Diante dessas circunstâncias, o tráfico de
pessoas seria o alicerce para garantir um contingente de bolivianos,
peruanos e paraguaios para mão de obra nas oficinas envolvidas no
esquema de exploração.
“O crime de traficar pessoas nesse caso se
constitui como uma condição, um meio que serve ao contexto de
exploração do trabalhador no ramo têxtil de São Paulo”, elucida Juliana
Armede, advogada e coordenadora dos programas de enfrentamento ao
Tráfico de Pessoas e do Combate ao Trabalho Escravo da Secretaria de
Justiça do Estado de São Paulo.
Os diversos casos acompanhados
pela advogada na Secretaria de Justiça apontam que o esquema de
exploração de imigrantes costureiros na cidade fomenta o delito. “De
maneira concreta, nós identificamos na cidade de São Paulo que o tráfico
de pessoas, no âmbito latino-americano, sobretudo envolvendo os
bolivianos, está destinado diretamente às oficinas clandestinas”,
assegura Juliana.
Os responsáveis
Daslu,
Sete Sete Cinco, GEP, Zara, Marisa, C&A, Pernambucanas, Collins, são
algumas das empresas famosas nacionais e internacionais do ramo da moda
que já tiveram seus nomes atrelados ao trabalho escravo.
O grupo
espanhol Inditex, proprietário da marca Zara, registrou lucro recorde
em 2012. Apesar da crise econômica na Europa, a empresa faturou 2,361
bilhões de euros.
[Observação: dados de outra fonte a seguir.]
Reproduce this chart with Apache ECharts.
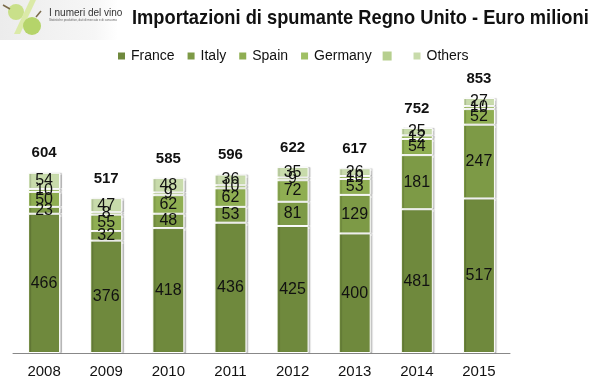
<!DOCTYPE html>
<html><head><meta charset="utf-8">
<script src="https://cdn.jsdelivr.net/npm/echarts@6/dist/echarts.min.js"></script>
<style>html,body{margin:0;padding:0;background:#fff}#c{width:593px;height:389px}</style>
</head><body><div id="c"></div>
<script>
var years = ['2008','2009','2010','2011','2012','2013','2014','2015'];
var france  = [466,376,418,436,425,400,481,517];
var italy   = [23,32,48,53,81,129,181,247];
var spain   = [50,55,62,62,72,53,54,52];
var germany = [10,8,9,10,9,10,12,10];
var others  = [54,47,48,36,35,26,25,27];
var totals  = [604,517,585,596,622,617,752,853];
var seriesNames = ['France','Italy','Spain','Germany',' ','Others'];
var titleText = 'Importazioni di spumante Regno Unito - Euro milioni';
var colors = ['#6f893d','#7d9a46','#8fae52','#a0c064','#b6cf8e','#c8dbab'];

var chart = echarts.init(document.getElementById('c'));
var segLabel = {show:true, position:'inside', color:'#111', fontSize:16, fontFamily:'Liberation Sans, Arial, sans-serif', lineHeight:15};
function mk(name, data, color){
  return {name:name, type:'bar', stack:'t', data:data, barWidth:32,
    itemStyle:{color:color, borderColor:'#fff', borderWidth:1, shadowColor:'rgba(0,0,0,0.18)', shadowOffsetX:2, shadowBlur:1},
    label:segLabel, emphasis:{disabled:true}};
}
var series = [
  mk('France', france, colors[0]),
  mk('Italy', italy, colors[1]),
  mk('Spain', spain, colors[2]),
  mk('Germany', germany, colors[3]),
  {name:' ', type:'bar', stack:'t', data:[], itemStyle:{color:colors[4]}},
  mk('Others', others, colors[5]),
  {name:'Totale', type:'bar', stack:'t', data:totals.map(function(){return 0;}), barWidth:32,
    itemStyle:{color:'transparent'},
    label:{show:true, position:'top', distance:12, fontSize:15, fontWeight:'bold', color:'#111', fontFamily:'Liberation Sans, Arial, sans-serif',
      formatter:function(p){return totals[p.dataIndex];}}}
];
chart.setOption({
  animation:false,
  color:colors,
  legend:{data:seriesNames, left:116, top:49, padding:0, itemWidth:9, itemHeight:9, itemGap:11, icon:'rect',
    textStyle:{fontSize:14, color:'#111', fontFamily:'Liberation Sans, Arial, sans-serif'}},
  grid:{left:13, right:83, top:84, bottom:36},
  xAxis:{type:'category', data:years, axisTick:{show:false},
    axisLine:{lineStyle:{color:'#888', width:1}},
    axisLabel:{fontSize:15, color:'#111', margin:11, fontFamily:'Liberation Sans, Arial, sans-serif'}},
  yAxis:{type:'value', min:0, max:900, show:false, splitLine:{show:false}},
  graphic:[
    {type:'rect', shape:{x:0,y:0,width:118,height:40}, style:{fill:{type:'linear',x:0,y:0,x2:1,y2:0,colorStops:[{offset:0,color:'#ececec'},{offset:0.8,color:'#f6f6f6'},{offset:1,color:'#ffffff'}]}}},
    {type:'circle', shape:{cx:16, cy:12, r:8}, style:{fill:'#c9e08a'}},
    {type:'line', shape:{x1:3,y1:5,x2:10,y2:9}, style:{stroke:'#7a6a4a', lineWidth:1.5}},
    {type:'polygon', shape:{points:[[30,0],[36,0],[20,34],[14,34]]}, style:{fill:'#dbeaa8'}},
    {type:'circle', shape:{cx:32, cy:26, r:9}, style:{fill:'#b5d46a'}},
    {type:'line', shape:{x1:36,y1:17,x2:41,y2:11}, style:{stroke:'#7a6a4a', lineWidth:1.5}},
    {type:'text', left:49, top:8, style:{text:'I numeri del vino', fontSize:10, fill:'#333', fontFamily:'Liberation Sans, Arial, sans-serif'}},
    {type:'text', left:49, top:19, style:{text:'Statistiche produttive, dati di mercato e di consumo', fontSize:3, fill:'#666', fontFamily:'Liberation Sans, Arial, sans-serif'}},
    {type:'text', x:132, y:8, scaleX:0.87, style:{text:titleText, fontSize:21, fontWeight:'bold', fill:'#111', fontFamily:'Liberation Sans, Arial, sans-serif'}}
  ],
  series:series
});
</script></body></html>
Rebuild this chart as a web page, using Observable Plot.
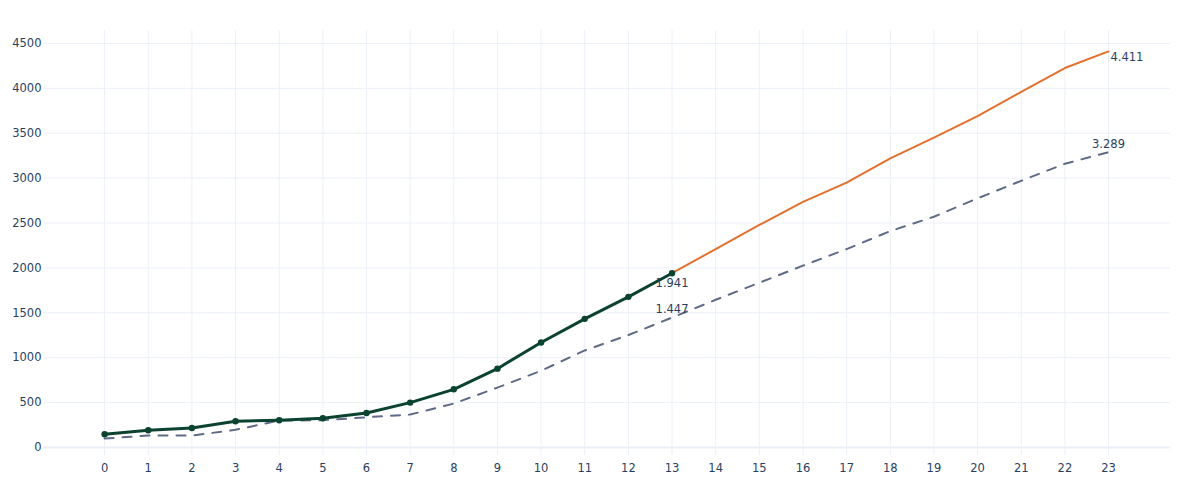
<!DOCTYPE html>
<html>
<head>
<meta charset="utf-8">
<script src="https://cdn.jsdelivr.net/npm/d3@7"></script>
<script src="https://cdn.jsdelivr.net/npm/@observablehq/plot@0.6"></script>
<style>
  body { margin: 0; background: #fff; }
</style>
</head>
<body>
<div id="chart"></div>
<script>
const xTicks = d3.range(0, 24);
const yTicks = [0, 500, 1000, 1500, 2000, 2500, 3000, 3500, 4000, 4500];

const actualX = [0,1,2,3,4,5,6,7,8,9,10,11,12,13];
const actualY = [148,193,218,292,304,326,385,500,648,878,1170,1433,1678,1941];

const forecastX = [13,14,15,16,17,18,19,20,21,22,23];
const forecastY = [1941,2210,2478,2736,2950,3220,3450,3690,3960,4226,4411];

const baselineX = d3.range(0, 24);
const baselineY = [100,133,133,197,300,304,337,367,489,667,855,1081,1252,1447,1645,1835,2025,2210,2410,2570,2775,2970,3160,3289];

const labelText = ["1.941", "1.447", "4.411", "3.289"];
const labelX = [13, 13, 23, 23];
const labelY = [1941, 1447, 4411, 3289];

const actual = actualX.map((x, i) => ({x, y: actualY[i]}));
const forecast = forecastX.map((x, i) => ({x, y: forecastY[i]}));
const baseline = baselineX.map((x, i) => ({x, y: baselineY[i]}));
const labels = labelText.map((t, i) => ({t, x: labelX[i], y: labelY[i]}));

const textColor = "#2a3f5f";
const gridColor = "#ebf0f8";
const fs = 11.5;

const chart = Plot.plot({
  width: 1200,
  height: 500,
  marginLeft: 43,
  marginRight: 30,
  marginTop: 30,
  marginBottom: 45,
  style: { fontFamily: "'DejaVu Sans', Verdana, sans-serif", fontSize: fs + "px", color: textColor, background: "#fff" },
  x: { domain: [-1.4, 24.42], ticks: xTicks, tickSize: 0, tickPadding: 8, label: null, tickFormat: d => String(d) },
  y: { domain: [-89, 4644], ticks: yTicks, tickSize: 0, tickPadding: 2, label: null, tickFormat: d => String(d) },
  marks: [
    Plot.gridX(xTicks, { stroke: gridColor, strokeOpacity: 1 }),
    Plot.gridY(yTicks, { stroke: gridColor, strokeOpacity: 1 }),
    Plot.ruleY([0], { stroke: gridColor, strokeWidth: 2 }),
    Plot.axisX(xTicks, { tickSize: 0, tickPadding: 8, fill: textColor, fontSize: fs, label: null, tickFormat: d => String(d) }),
    Plot.axisY(yTicks, { tickSize: 0, tickPadding: 2, fill: textColor, fontSize: fs, label: null, tickFormat: d => String(d) }),
    Plot.line(baseline, { x: "x", y: "y", stroke: "#5f6b86", strokeWidth: 2, strokeDasharray: "9,9" }),
    Plot.line(forecast, { x: "x", y: "y", stroke: "#e2712f", strokeWidth: 2 }),
    Plot.line(actual, { x: "x", y: "y", stroke: "#0b4230", strokeWidth: 3 }),
    Plot.dot(actual, { x: "x", y: "y", r: 3.2, fill: "#0b4230", stroke: "none" }),
    Plot.text([labels[0]], { x: "x", y: "y", text: "t", dy: 10, fill: textColor, fontSize: fs }),
    Plot.text([labels[1]], { x: "x", y: "y", text: "t", dy: -8, fill: textColor, fontSize: fs }),
    Plot.text([labels[2]], { x: "x", y: "y", text: "t", dx: 2, dy: 6, textAnchor: "start", fill: textColor, fontSize: fs }),
    Plot.text([labels[3]], { x: "x", y: "y", text: "t", dy: -8, fill: textColor, fontSize: fs })
  ]
});
document.getElementById("chart").appendChild(chart);
</script>
</body>
</html>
No ano passado, a companhia de moda espanhola abriu
482 novas lojas espalhadas em diversos países. Seu dono, Amancio Ortega,
está entre os cinco homens mais ricos do mundo.
Segundo Juliana,
as empresas cuja cadeia de produção esteja envolvida com trabalho
escravo também teriam que ser responsabilizadas pelo tráfico de pessoas,
como componente do processo de exploração trabalhista ilegal. “É
necessário que responsabilize a empresa que ratifica a exploração,
sobretudo, de um tráfico de pessoas do ponto de vista trabalhista”,
menciona.
Todavia, não se pode garantir que mesmo as empresas já
flagradas com trabalhadores em condição análoga à escravidão, em sua
cadeia de produção, não repita mais o crime. A fiscalização constante do
Ministério do Trabalho e Emprego (MTE), Polícia Federal e do Sindicato
das Costureiras de São Paulo, tem feito as oficinas clandestinas mudarem
para outras localidades, não garantindo sua eliminação.
“Devido à
inspeção do poder público e de entidades de classe, muitas dessas
oficinas migraram para Carapicuíba, Osasco, Itaquaquecetuba e Campinas.
Ir para o interior de São Paulo é uma maneira de se esconder melhor e
dificultar possíveis denúncias dos trabalhadores envolvidos, além de
dificultar o contato dos imigrantes com outras pessoas, como acontece
facilmente no centro de São Paulo”, denuncia Pattussi.